I bought into it too. I believed menopause was the end, that time was running out and that change was pointless because I didn’t have years left to make anything different. That all I could do was accept it and endure.
The Lived Reality
The symptoms are real. The sleepless nights, the sweats that soak your clothes, the sudden rages that come out of nowhere. The brain fog that makes you feel like you’ve lost half your intelligence. The skin that changes almost overnight. None of this is imagined – it’s relentless, exhausting, and it chips away at you.
But if we only talk about symptoms, we miss the deeper cost. Menopause doesn’t just change your body, it messes with your sense of self. It strips you back. It dismantles the life you thought you knew. The routines, the roles, the version of yourself that once felt solid – suddenly gone, or at least unrecognisable.
That’s the hardest part to put into words. You’re not who you were, but you don’t yet know who you’re becoming. It feels chaotic, uncomfortable, even frightening at times. For some women, it feels like grief. For others, like standing in a no-man’s-land with no map and no clear way forward.
The Reframe
Menopause feels like an ending, but it isn’t. It burns things down, yes, but sometimes that’s what has to happen before you can rebuild differently.
That’s why the phoenix is in my logo. Because I know what it is to hit rock bottom. To feel like everything has been torched. But I also know you don’t stay there. You rise. Different, tougher, not pretending it didn’t happen, but stronger for it.
And the dandelion seed head? It’s not just a pretty image. It’s the emblem of the military child – the seeds carried off in the wind, and landing somewhere new. They grow and put down roots wherever they land. For me, as that military child, it’s always been a symbol of resilience, transition, and of starting again when you didn’t plan to.
When I was shaping The Pause Room, I dug into the connection between those two symbols and what it means to be a woman in midlife. Both speak to change, disruption, and survival, but also to what comes after. Growth. Choice. Re-emergence.
This stage isn’t actually about erasure. It’s about emergence. You don’t have to accept that life is over, or that your value ended when the old roles fell away.
You get the chance to choose again. Who you are. How you live.
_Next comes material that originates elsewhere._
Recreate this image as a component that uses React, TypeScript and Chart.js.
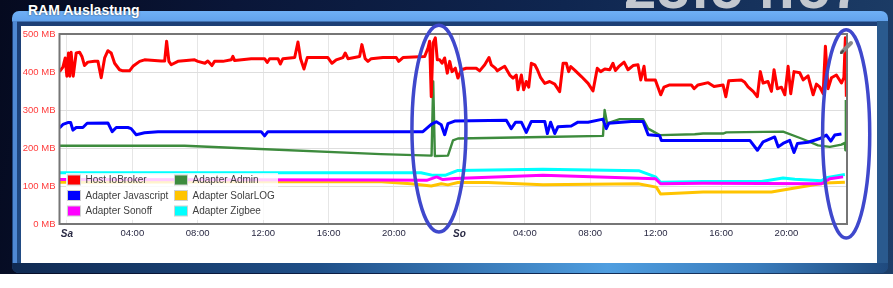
import React, { useEffect, useRef } from 'react';
import { Chart, registerables } from 'chart.js';

Chart.register(...registerables);

// ---- data (x = hours since Saturday 00:00, y = MB) ----
const hostIoBroker: [number, number][] = [
  [-0.45, 401], [-0.24, 413], [-0.1, 437], [0.0, 389], [0.1, 450], [0.18, 389], [0.26, 452], [0.39, 389],
  [0.57, 450], [0.78, 452], [0.92, 441], [1.08, 417], [1.28, 426], [1.69, 428], [1.9, 428], [2.1, 385],
  [2.31, 437], [2.51, 456], [2.71, 450], [2.92, 423], [3.22, 406], [3.43, 403], [3.83, 403], [4.04, 415],
  [4.45, 428], [4.75, 432], [5.77, 429], [5.98, 429], [6.1, 481], [6.24, 428], [6.38, 419], [6.79, 428],
  [7.81, 432], [8.01, 428], [8.44, 423], [8.62, 429], [8.87, 417], [9.03, 428], [9.54, 428], [10.05, 432],
  [10.15, 441], [10.26, 430], [11.27, 435], [12.09, 435], [12.25, 425], [12.4, 435], [12.91, 435], [13.05, 421],
  [13.21, 435], [13.93, 438], [14.13, 479], [14.29, 435], [14.5, 408], [14.7, 438], [15.96, 438], [16.21, 423],
  [16.47, 432], [16.88, 438], [17.02, 450], [17.19, 435], [17.9, 441], [18.04, 472], [18.24, 435], [18.41, 428],
  [18.61, 435], [19.33, 438], [20.14, 438], [20.29, 428], [20.55, 438], [21.88, 441], [22.08, 463], [22.18, 481],
  [22.28, 335], [22.39, 476], [22.53, 490], [22.65, 432], [22.8, 432], [22.94, 423], [23.1, 437], [23.26, 397],
  [23.41, 428], [23.55, 401], [23.75, 410], [23.91, 384], [24.12, 406], [24.42, 410], [24.63, 410], [25.03, 410],
  [25.24, 403], [25.55, 419], [25.81, 438], [25.95, 419], [26.2, 410], [26.32, 403], [26.56, 410], [26.77, 415],
  [27.08, 392], [27.28, 384], [27.48, 392], [27.58, 353], [27.79, 392], [27.93, 353], [28.09, 375], [28.24, 360],
  [28.4, 423], [28.61, 419], [28.77, 406], [28.97, 385], [29.22, 370], [29.52, 375], [29.83, 368], [30.13, 348],
  [30.34, 423], [30.54, 423], [30.68, 401], [30.81, 414], [31.05, 405], [31.46, 388], [31.87, 370], [32.17, 350],
  [32.43, 410], [32.64, 401], [32.89, 408], [33.19, 406], [33.39, 423], [33.54, 404], [33.74, 414], [34.07, 426],
  [34.31, 406], [34.62, 417], [34.92, 419], [35.09, 379], [35.29, 415], [35.39, 379], [35.98, 379], [36.31, 340],
  [36.51, 360], [36.86, 366], [38.18, 366], [38.35, 356], [38.59, 366], [39.21, 372], [39.57, 362], [40.12, 366],
  [40.29, 335], [40.47, 377], [41.24, 379], [41.45, 373], [41.65, 361], [41.96, 349], [42.22, 335], [42.4, 401],
  [42.57, 371], [42.87, 375], [43.08, 349], [43.24, 406], [43.44, 356], [43.69, 360], [43.9, 340], [44.1, 415],
  [44.26, 343], [44.46, 401], [44.81, 398], [45.02, 379], [45.32, 390], [45.63, 340], [45.83, 368], [46.04, 360],
  [46.24, 343], [46.38, 468], [46.54, 356], [46.75, 385], [47.05, 392], [47.36, 371], [47.51, 385], [47.6, 490],
  [47.66, 335],
];

const adapterJavascript: [number, number][] = [
  [-0.45, 253], [-0.24, 262], [0.06, 267], [0.23, 267], [0.37, 247], [0.57, 254], [0.98, 254], [1.24, 265],
  [2.51, 266], [2.77, 243], [3.02, 254], [3.73, 254], [3.93, 251], [4.24, 235], [4.75, 240], [5.57, 243],
  [11.88, 243], [12.09, 232], [12.29, 243], [21.77, 243], [22.28, 262], [22.59, 269], [22.89, 261], [23.1, 235],
  [23.3, 264], [23.71, 271], [26.87, 273], [27.17, 251], [27.44, 268], [27.79, 268], [28.09, 241], [28.4, 270],
  [29.22, 270], [29.38, 238], [29.58, 268], [29.83, 238], [30.03, 256], [30.84, 258], [31.25, 268], [31.87, 268],
  [32.78, 276], [32.98, 251], [33.13, 265], [33.9, 268], [34.51, 270], [35.23, 270], [35.54, 235], [36.25, 232],
  [36.35, 220], [41.76, 220], [42.22, 194], [42.57, 216], [43.28, 229], [43.49, 203], [43.79, 212], [44.2, 220],
  [44.46, 188], [44.67, 212], [45.32, 215], [46.04, 225], [46.44, 234], [46.71, 218], [46.95, 234], [47.36, 237],
];

const adapterSonoff: [number, number][] = [
  [-0.45, 117], [19.02, 116], [22.0, 115], [22.61, 124], [22.99, 117], [23.71, 120], [29.11, 128], [35.99, 119],
  [36.3, 106], [38.9, 107], [46.14, 106], [46.65, 119], [47.46, 124],
];

const adapterAdmin: [number, number][] = [
  [-0.45, 206], [7.2, 206], [9.3, 202], [19.2, 184], [22.3, 180], [22.4, 375], [22.5, 179], [23.3, 180],
  [23.61, 220], [23.91, 225], [29.11, 229], [32.78, 232], [32.88, 300], [33.03, 265], [33.8, 276], [35.23, 276],
  [35.54, 251], [36.25, 234], [38.39, 236], [38.9, 238], [40.12, 238], [40.32, 241], [43.79, 243], [44.91, 225],
  [45.93, 207], [46.65, 203], [47.36, 209], [47.57, 214], [47.6, 194], [47.63, 326],
];

const adapterSolarLog: [number, number][] = [
  [-0.45, 110], [19.02, 112], [21.04, 106], [22.28, 100], [22.89, 106], [23.3, 103], [23.91, 109], [25.75, 109],
  [29.11, 103], [34.92, 106], [36.04, 97], [36.3, 79], [38.9, 84], [43.08, 84], [44.51, 95], [46.34, 108],
  [47.57, 110],
];

const adapterZigbee: [number, number][] = [
  [-0.45, 135], [21.65, 135], [22.39, 128], [23.12, 128], [23.91, 141], [29.1, 144], [35.0, 140], [35.99, 124],
  [36.3, 110], [38.9, 112], [42.47, 112], [43.79, 121], [44.51, 118], [46.14, 114], [46.44, 122], [47.57, 130],
];

const seriesLabels = ['Host IoBroker', 'Adapter Javascript', 'Adapter Sonoff', 'Adapter Admin', 'Adapter SolarLOG', 'Adapter Zigbee'];
const seriesColors = ['#ff0000', '#0000ff', '#ff00ff', '#3d8b3d', '#ffc400', '#00ffff'];
const seriesWidths = [3, 3, 3, 2.4, 3, 3];
const seriesData = [hostIoBroker, adapterJavascript, adapterSonoff, adapterAdmin, adapterSolarLog, adapterZigbee];

const xTickHours = [0, 4, 8, 12, 16, 20, 24, 28, 32, 36, 40, 44];
const xTickLabels = ['Sa', '04:00', '08:00', '12:00', '16:00', '20:00', 'So', '04:00', '08:00', '12:00', '16:00', '20:00'];
const yTickValues = [0, 100, 200, 300, 400, 500];
const xRange = [-0.45, 47.7];

// highlighted regions (ellipses): centre hour, centre MB, radius in hours, radius in MB
const highlightCentersX = [22.75, 47.65];
const highlightCentersY = [251, 237];
const highlightRadiiX = [1.65, 1.44];
const highlightRadiiY = [272, 274];

const FONT = '"Liberation Sans", Arial, sans-serif';

const overlayPlugin = {
  id: 'overlay',
  afterDatasetsDraw(chart: any) {
    const { ctx, chartArea: ca } = chart;
    ctx.save();
    // frame
    ctx.strokeStyle = '#767676';
    ctx.lineWidth = 2;
    ctx.strokeRect(ca.left, ca.top, ca.right - ca.left, ca.bottom - ca.top);

    // legend box inside plot area
    const bx = ca.left + 6.5;
    const bh = 47;
    const by = ca.bottom - 51;
    ctx.fillStyle = 'rgba(255,255,255,0.8)';
    ctx.fillRect(bx, by, 212, bh);
    ctx.font = `10px ${FONT}`;
    ctx.textBaseline = 'middle';
    ctx.textAlign = 'left';
    chart.data.datasets.forEach((ds: any, i: number) => {
      const col = Math.floor(i / 3);
      const row = i % 3;
      const sx = bx + 2 + col * 107;
      const sy = by + 2.5 + row * 15.5;
      ctx.fillStyle = '#d0d0d0';
      ctx.fillRect(sx - 1, sy - 1, 14, 11);
      ctx.fillStyle = ds.borderColor;
      ctx.fillRect(sx, sy, 12, 9);
      ctx.fillStyle = '#404040';
      ctx.fillText(ds.label, sx + 17.5, sy + 4.8);
    });
    ctx.restore();
  },
  afterDraw(chart: any) {
    const { ctx, chartArea: ca } = chart;
    const xs = chart.scales.x;
    const ys = chart.scales.y;
    ctx.save();
    // pencil icon
    ctx.lineCap = 'round';
    ctx.strokeStyle = '#8a8a8a';
    ctx.lineWidth = 4;
    ctx.beginPath();
    ctx.moveTo(ca.right - 5, ca.top + 18);
    ctx.lineTo(ca.right + 4, ca.top + 9);
    ctx.stroke();
    ctx.strokeStyle = '#444';
    ctx.lineWidth = 2;
    ctx.beginPath();
    ctx.moveTo(ca.right - 6, ca.top + 19);
    ctx.lineTo(ca.right - 4, ca.top + 17);
    ctx.stroke();
    // highlight ellipses
    ctx.strokeStyle = '#3f48cc';
    ctx.lineWidth = 3.5;
    highlightCentersX.forEach((cx, i) => {
      const px = xs.getPixelForValue(cx);
      const py = ys.getPixelForValue(highlightCentersY[i]);
      const rx = Math.abs(xs.getPixelForValue(cx + highlightRadiiX[i]) - px);
      const ry = Math.abs(ys.getPixelForValue(highlightCentersY[i] + highlightRadiiY[i]) - py);
      ctx.beginPath();
      ctx.ellipse(px, py, rx, ry, 0, 0, Math.PI * 2);
      ctx.stroke();
    });
    ctx.restore();
  },
};

function ChartCanvas() {
  const ref = useRef<HTMLCanvasElement | null>(null);
  useEffect(() => {
    if (!ref.current) return;
    const chart = new Chart(ref.current, {
      type: 'line',
      data: {
        datasets: seriesData.map((arr, i) => ({
          label: seriesLabels[i],
          data: arr.map(([x, y]) => ({ x, y })),
          borderColor: seriesColors[i],
          backgroundColor: seriesColors[i],
          borderWidth: seriesWidths[i],
          pointRadius: 0,
          tension: 0,
          fill: false,
          borderJoinStyle: 'round' as const,
        })),
      },
      options: {
        responsive: false,
        animation: false,
        devicePixelRatio: 1,
        layout: { padding: { left: 16, right: 46, top: 34, bottom: 44 } },
        plugins: { legend: { display: false }, tooltip: { enabled: false } },
        scales: {
          x: {
            type: 'linear',
            min: xRange[0],
            max: xRange[1],
            afterBuildTicks: (scale: any) => {
              scale.ticks = xTickHours.map((v) => ({ value: v }));
            },
            afterFit: (scale: any) => {
              scale.height = 20;
            },
            grid: { color: '#e6e6e6', lineWidth: 1, drawTicks: false },
            border: { display: false },
            ticks: {
              padding: 4,
              maxRotation: 0,
              autoSkip: false,
              color: '#2a2a44',
              font: (c: any) => {
                const v = c.tick ? c.tick.value : 1;
                const day = v % 24 === 0;
                return { family: FONT, size: day ? 10 : 9.5, weight: day ? 'bold' : 'normal', style: day ? 'italic' : 'normal' };
              },
              callback: (_v: any, i: number) => xTickLabels[i],
            },
          },
          y: {
            min: 0,
            max: 500,
            afterBuildTicks: (scale: any) => {
              scale.ticks = yTickValues.map((v) => ({ value: v }));
            },
            afterFit: (scale: any) => {
              scale.width = 43.5;
            },
            grid: { color: '#dedede', lineWidth: 1, drawTicks: false },
            border: { display: false },
            ticks: {
              padding: 4,
              color: '#ff3b3b',
              font: { family: FONT, size: 9.5 },
              callback: (v: any) => `${v} MB`,
            },
          },
        },
      },
      plugins: [overlayPlugin],
    } as any);
    return () => chart.destroy();
  }, []);
  return <canvas ref={ref} width={893} height={288} style={{ position: 'absolute', left: 0, top: 0, width: 893, height: 288 }} />;
}

export default function App() {
  return (
    <div style={{ position: 'fixed', left: 0, top: 0, width: 893, height: 288, background: '#ffffff', overflow: 'hidden', fontFamily: FONT }}>
      {/* dashboard background */}
      <div style={{ position: 'absolute', left: 0, top: 0, width: 893, height: 274, background: 'linear-gradient(100deg, #050a1f 0%, #0a1638 25%, #0f2650 60%, #1d3e68 100%)' }} />
      {/* clock (cut off at the top) */}
      <div style={{ position: 'absolute', left: 600, top: 0, width: 293, height: 10, overflow: 'hidden' }}>
        <div style={{ position: 'absolute', left: 24, top: -41, fontSize: 58, lineHeight: '58px', fontWeight: 'bold', color: '#c3c8cf', whiteSpace: 'nowrap', letterSpacing: 1 }}>23:54:57</div>
      </div>
      {/* panel frame */}
      <div style={{ position: 'absolute', left: 12, top: 11, width: 876, height: 262, borderRadius: '7px 7px 7px 7px', background: 'linear-gradient(to bottom, #6fb0f6 0px, #62a2ec 10px, #1d3f76 11px, #224d86 100%)' }} />
      <div style={{ position: 'absolute', left: 13, top: 21, width: 4, height: 243, background: '#4f89d4' }} />
      <div style={{ position: 'absolute', left: 877, top: 21, width: 11, height: 243, background: '#2a5a8e' }} />
      <div style={{ position: 'absolute', left: 12, top: 263, width: 876, height: 10, borderRadius: '0 0 7px 7px', background: 'linear-gradient(90deg, #102a52 0%, #1f4f88 35%, #4f9ee0 68%, #3a7cbc 85%, #1f4a7e 100%)' }} />
      {/* white content area */}
      <div style={{ position: 'absolute', left: 21, top: 26, width: 856, height: 237, background: '#ffffff' }} />
      {/* title */}
      <div style={{ position: 'absolute', left: 28, top: 2, fontSize: 14, lineHeight: '16px', fontWeight: 'bold', color: '#ffffff', textShadow: '0 0 2px rgba(0,0,0,0.6)' }}>RAM Auslastung</div>
      <ChartCanvas />
    </div>
  );
}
And how unapologetically you want to do it.
The Promise
Going through menopause can convince you that you’re done. As I said, I believed it too. But here’s what I also know: this stage can be the point where everything changes. Not because the symptoms vanish, but because you decide you’re not finished. That’s the fire I want women to feel again.
HRT and medical support can be life-changing, and I’ll never dismiss that. But alongside that, women also need space. Space to breathe, to rest, to process what’s happening, and to feel supported in ways a prescription can’t always reach. That’s the two-pronged attack: medicine for the chemistry, and The Pause Room for the woman living inside it.
The Pause Room isn’t about erasing menopause. It’s about giving you a space where your body and your mind can reset. Where you’re seen. Where you remember you still get to choose what comes next.
You don’t fade here. You rise – in your own way, at your own pace.